Analytical methods, including STA and GC/MS, were used to analyse solid materials exposed to heat. The composition of the atmosphere after the exposure of lycopodium dust, a natural material, to certain temperatures up to 550 °C in air and nitrogen in the Setchkin apparatus was analysed using the FTIR method. The measurements showed the dependence of each measured arising substance on specific temperatures of the atmosphere, allowing a comparison to FTIR measurements of decomposition products in the 20 L chamber performed in the later stage of testing. In the second step, gas samples were taken from the 20 L chamber after the dispersion of lycopodium in the nitrogen atmosphere and ignition by two 5 kJ pyrotechnical ignitors. Depending on the dust concentration, various concentrations of CO, CO₂, H₂O, NO_x and organic compounds were measured. It appears that the dispersed dust decomposed to mostly CO and CO₂, even in the atmosphere where the oxygen concentration was lower than 2% by volume. The concentrations of other organic compounds were very low, including mostly ethylene and acetaldehyde, confirming that higher temperatures act on a dust cloud only near the centre of the 20 L sphere. The temperature in the rest of the chamber volume was below 200 °C, which is not high enough for pyrolysis of lycopodium. However, the total concentrations of the combustible decomposition products measured reached between 0.58% by vol for 125 g/m³ of lycopodium and 1.05% by vol. for 500 and 750 g/m³ of lycopodium. It is reasonable to expect that igniter-induced hybrids were generated with the concentrations of the combustible decomposition products decreasing with distance from the centre of the chamber.
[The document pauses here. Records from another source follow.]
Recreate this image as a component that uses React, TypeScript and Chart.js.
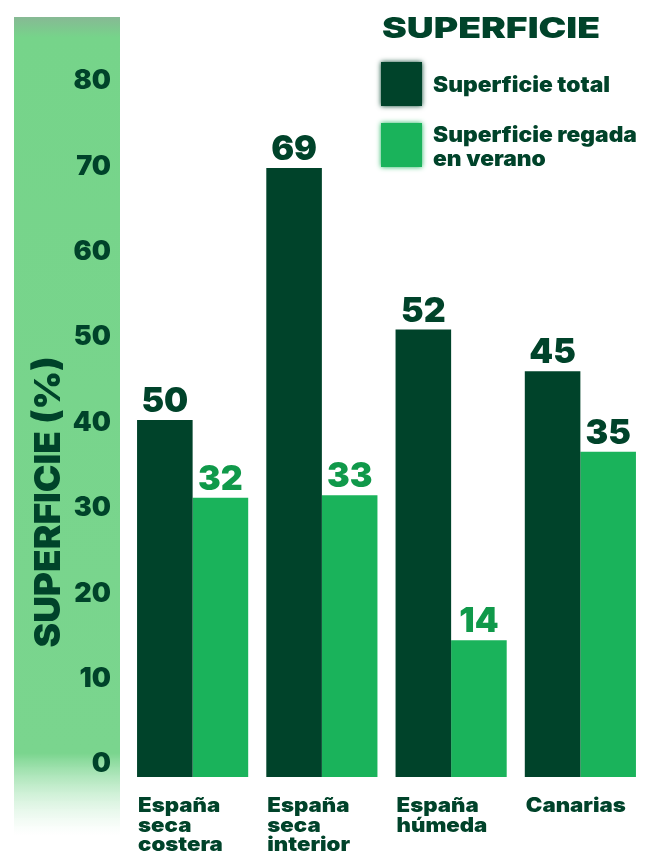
import React, { useEffect, useRef } from 'react';
import { Chart, registerables } from 'chart.js';

Chart.register(...registerables);

const categories: string[][] = [
  ['España', 'seca', 'costera'],
  ['España', 'seca', 'interior'],
  ['España', 'húmeda'],
  ['Canarias'],
];
const totalValues = [40.3, 69.8, 50.9, 46.0];
const irrigatedValues = [31.2, 31.5, 14.5, 36.6];
const totalLabels = ['50', '69', '52', '45'];
const irrigatedLabels = ['32', '33', '14', '35'];
const yTicks = [0, 10, 20, 30, 40, 50, 60, 70, 80];
const seriesNames: string[][] = [['Superficie total'], ['Superficie regada', 'en verano']];
const legendTitle = 'SUPERFICIE';
const axisTitle = 'SUPERFICIE (%)';

const DARK = '#00432a';
const LIGHT = '#1ab35b';
const LABEL_GREEN = '#10994a';
const FONT = 'Inter, "Open Sans", sans-serif';

function stretchedText(ctx: any, text: string, x: number, y: number, sx: number) {
  ctx.save();
  ctx.translate(x, y);
  ctx.scale(sx, 1);
  ctx.fillText(text, 0, 0);
  ctx.restore();
}

export default function App() {
  const ref = useRef<HTMLCanvasElement | null>(null);

  useEffect(() => {
    if (!ref.current) return;

    const decor = {
      id: 'decor',
      beforeDraw(chart: any) {
        const ctx = chart.ctx;
        ctx.save();
        const g = ctx.createLinearGradient(0, 17, 0, 835);
        g.addColorStop(0, 'rgba(135,185,148,1)');
        g.addColorStop(0.025, 'rgba(118,212,138,1)');
        g.addColorStop(0.9, 'rgba(122,213,142,1)');
        g.addColorStop(1, 'rgba(200,240,210,0)');
        ctx.fillStyle = g;
        ctx.fillRect(14, 17, 106, 818);
        ctx.restore();
      },
      afterDatasetsDraw(chart: any) {
        const ctx = chart.ctx;
        ctx.save();
        ctx.textAlign = 'center';
        ctx.textBaseline = 'alphabetic';
        ctx.font = `900 34px ${FONT}`;
        const m0 = chart.getDatasetMeta(0);
        const m1 = chart.getDatasetMeta(1);
        m0.data.forEach((bar: any, i: number) => {
          ctx.fillStyle = DARK;
          ctx.fillText(totalLabels[i], bar.x, bar.y - 8);
        });
        m1.data.forEach((bar: any, i: number) => {
          ctx.fillStyle = i === 3 ? DARK : LABEL_GREEN;
          ctx.fillText(irrigatedLabels[i], bar.x, bar.y - 8);
        });
        // category labels, left aligned on the group's first bar
        ctx.textAlign = 'left';
        ctx.fillStyle = DARK;
        ctx.font = `900 20px ${FONT}`;
        const catStretch = 100 / ctx.measureText('Canarias').width;
        m0.data.forEach((bar: any, i: number) => {
          const left = bar.x - bar.width / 2;
          categories[i].forEach((line, k) => {
            stretchedText(ctx, line, left + 1, 812 + k * 19.5, catStretch);
          });
        });
        ctx.restore();
      },
      afterDraw(chart: any) {
        const ctx = chart.ctx;
        ctx.save();
        // axis title
        ctx.translate(60, 502);
        ctx.rotate(-Math.PI / 2);
        ctx.font = `900 36px ${FONT}`;
        const w = ctx.measureText(axisTitle).width;
        ctx.scale(291 / w, 1);
        ctx.textAlign = 'center';
        ctx.textBaseline = 'alphabetic';
        ctx.fillStyle = DARK;
        ctx.fillText(axisTitle, 0, 0);
        ctx.restore();

        ctx.save();
        ctx.fillStyle = DARK;
        ctx.textAlign = 'left';
        ctx.textBaseline = 'alphabetic';
        ctx.font = `900 29px ${FONT}`;
        const tw = ctx.measureText(legendTitle).width;
        stretchedText(ctx, legendTitle, 382, 38, 218 / tw);
        // legend boxes
        const colors = [DARK, LIGHT];
        const boxY = [62, 123];
        const textY = [92, 142];
        ctx.font = `900 21px ${FONT}`;
        const legStretch = 177 / ctx.measureText(seriesNames[0][0]).width;
        colors.forEach((c, i) => {
          ctx.save();
          ctx.shadowColor = c;
          ctx.shadowBlur = 5;
          ctx.fillStyle = c;
          ctx.fillRect(381, boxY[i], 41, 44);
          ctx.restore();
          ctx.fillStyle = DARK;
          seriesNames[i].forEach((line, k) => {
            stretchedText(ctx, line, 433, textY[i] + k * 24, legStretch);
          });
        });
        ctx.restore();
      },
    };

    const chart = new Chart(ref.current, {
      type: 'bar',
      data: {
        labels: categories.map((c) => c.join(' ')),
        datasets: [
          {
            label: seriesNames[0].join(' '),
            data: totalValues,
            backgroundColor: DARK,
            base: -1.5,
            barPercentage: 1,
            categoryPercentage: 0.86,
          } as any,
          {
            label: seriesNames[1].join(' '),
            data: irrigatedValues,
            backgroundColor: LIGHT,
            base: -1.5,
            barPercentage: 1,
            categoryPercentage: 0.86,
          } as any,
        ],
      },
      options: {
        responsive: false,
        animation: false,
        devicePixelRatio: 1,
        layout: { padding: { top: 81, right: 7, bottom: 76, left: 0 } },
        plugins: {
          legend: { display: false },
          title: { display: false },
          tooltip: { enabled: false },
        },
        scales: {
          x: {
            display: false,
            grid: { display: false },
          },
          y: {
            min: -1.5,
            max: 80,
            afterFit: (scale: any) => {
              scale.width = 128;
            },
            afterBuildTicks: (scale: any) => {
              scale.ticks = yTicks.map((v) => ({ value: v }));
            },
            grid: { display: false, drawTicks: false },
            border: { display: false },
            ticks: {
              padding: 17,
              color: DARK,
              font: { family: FONT, size: 27, weight: '900' as any },
            },
          },
        },
      },
      plugins: [decor],
    });

    return () => chart.destroy();
  }, []);

  return (
    <div style={{ position: 'fixed', left: 0, top: 0, width: 652, height: 853, background: '#ffffff' }}>
      <canvas ref={ref} width={652} height={853} />
    </div>
  );
}
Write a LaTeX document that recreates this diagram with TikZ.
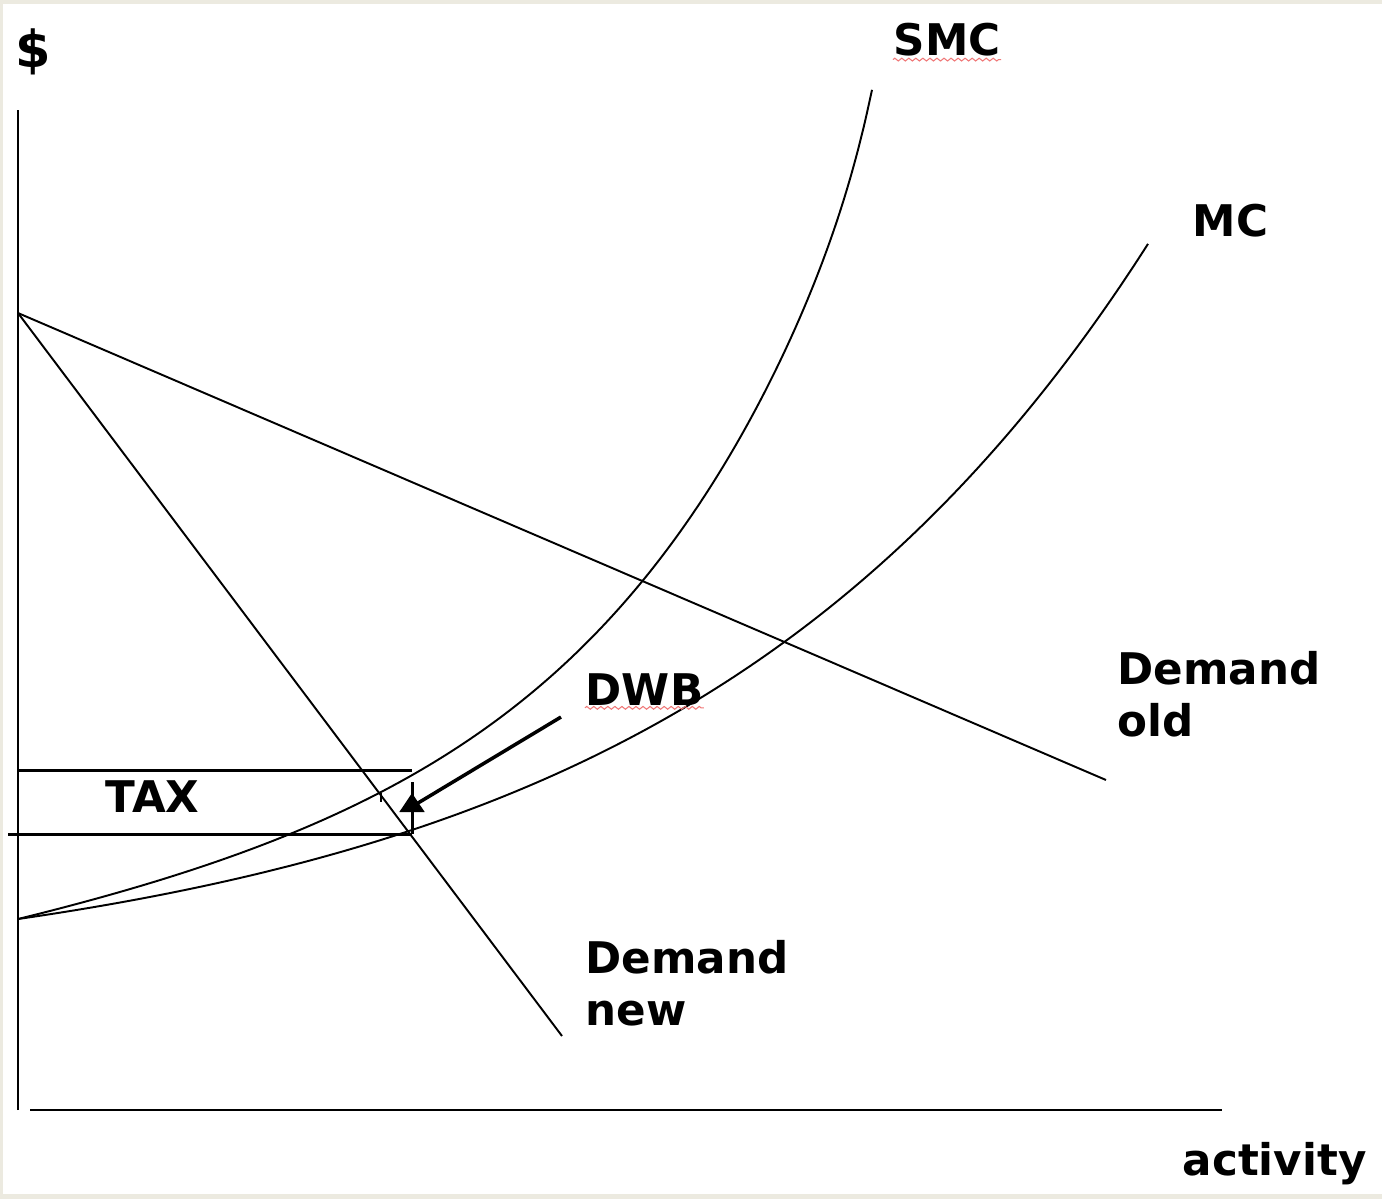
\documentclass[tikz,border=0pt]{standalone}
\usepackage{fontspec}
\setmainfont{DejaVu Sans}
\usetikzlibrary{arrows.meta}
\usetikzlibrary{decorations.pathmorphing}
\definecolor{framebeige}{RGB}{236,234,224}
\definecolor{spellred}{RGB}{240,120,120}

\begin{document}
\begin{tikzpicture}[x=0.01cm,y=-0.01cm,
        lbl/.style={font=\bfseries\fontsize{12.4}{14.8}\selectfont, inner sep=0pt, align=left},
        curve/.style={line width=0.55pt},
        taxline/.style={line width=0.85pt},
        squiggle/.style={spellred, line width=0.3pt, decorate, decoration={zigzag, segment length=2pt, amplitude=0.4pt}}]
        \fill[framebeige] (0,0) rectangle (1382,1199);
        \fill[white] (3,4) rectangle (1382,1194);

        % axes
        \coordinate (ytop) at (18,110);
        \coordinate (ybot) at (18,1110);
        \coordinate (xl) at (30,1110);
        \coordinate (xr) at (1222,1110);
        \draw[line width=0.7pt] (ybot) -- (ytop);
        \draw[line width=0.7pt] (xl) -- (xr);

        % demand curves
        \coordinate (choke) at (18,313);
        \coordinate (oldend) at (1106,780);
        \coordinate (newend) at (562,1036);
        \draw[curve] (choke) -- (oldend);
        \draw[curve] (choke) -- (newend);

        % cost curves
        \draw[curve, domain=0:854, samples=120, smooth] plot ({18+\x},
            {919-0.17*\x-18.2*(exp(0.0042*\x)-1)-47*exp(max(0.04*(\x-854),-9))});
        \draw[curve, domain=0:1130, samples=100, smooth] plot ({18+\x}, {919-68.9*(exp(0.0021*\x)-1)});

        % tax block
        \coordinate (E) at (412,834);
        \coordinate (taxtop) at (412,770);
        \coordinate (taxtopl) at (18,770);
        \coordinate (taxbotl) at (8,834);
        \coordinate (tipA) at (412,793);
        \coordinate (tipTop) at (412,782);
        \draw[taxline] (taxtopl) -- (taxtop);
        \draw[taxline] (taxbotl) -- (E);
        \draw[taxline] (E) -- (tipTop);
        \draw[taxline, -{Triangle[width=7pt, length=5.4pt]}] (E) -- (tipA);
        \coordinate (markA) at (381,793);
        \coordinate (markB) at (381,802);
        \draw[line width=0.6pt] (markA) -- (markB);

        % DWB pointer
        \coordinate (dwbS) at (561,717);
        \coordinate (dwbE) at (418,803);
        \draw[line width=1pt] (dwbS) -- (dwbE);

        % labels
        \node[lbl, font=\bfseries\fontsize{14.5}{16}\selectfont] (dollar) at (33,52) {\$};
        \node[lbl, anchor=base west] (smc) at (893,55) {SMC};
        \node[lbl, anchor=base west] (mc) at (1192,236) {MC};
        \node[lbl, anchor=north west] (dold) at (1117,651) {Demand\\old};
        \node[lbl, anchor=base west] (dwb) at (585,705) {DWB};
        \node[lbl, anchor=base west] (tax) at (105,812) {TAX};
        \node[lbl, anchor=north west] (dnew) at (585,940) {Demand\\new};
        \node[lbl, anchor=base west] (act) at (1182,1175) {activity};

        \draw[squiggle] ([yshift=-1.3pt]smc.base west) -- ([yshift=-1.3pt]smc.base east);
        \draw[squiggle] ([yshift=-0.8pt]dwb.base west) -- ([yshift=-0.8pt]dwb.base east);
\end{tikzpicture}
\end{document}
The tests confirmed that the dispersed dust behaved as a heat sink (cooler), absorbing the heat radiation produced by the burning pyrotechnic mixture from the chemical ignitor. The maximum value of the absorbed energy was about 26% of the total energy released. Generation of the hybrid mixture prior to dust flame arrival was confirmed. This effect could even be higher in the case of materials with a low melting point, low pyrolysis/decomposition temperature, and low reactivity. The tests also confirmed that the dust cloud did not burn under the conditions of room temperature, as standards assume, due to the action of the ignitors. The results of this research indicate that effort should be put toward standardising different ignition sources with less influence on the original dust cloud, at least for measurements conducted in standard 20 L chambers, and/or increasing the importance of measurements in 1 m³ chambers. The tests showed that the application of the results obtained in a 20 L explosion chamber to larger industrial settings is questionable and may lead to unreasonable costs when designing and implementing safety measures.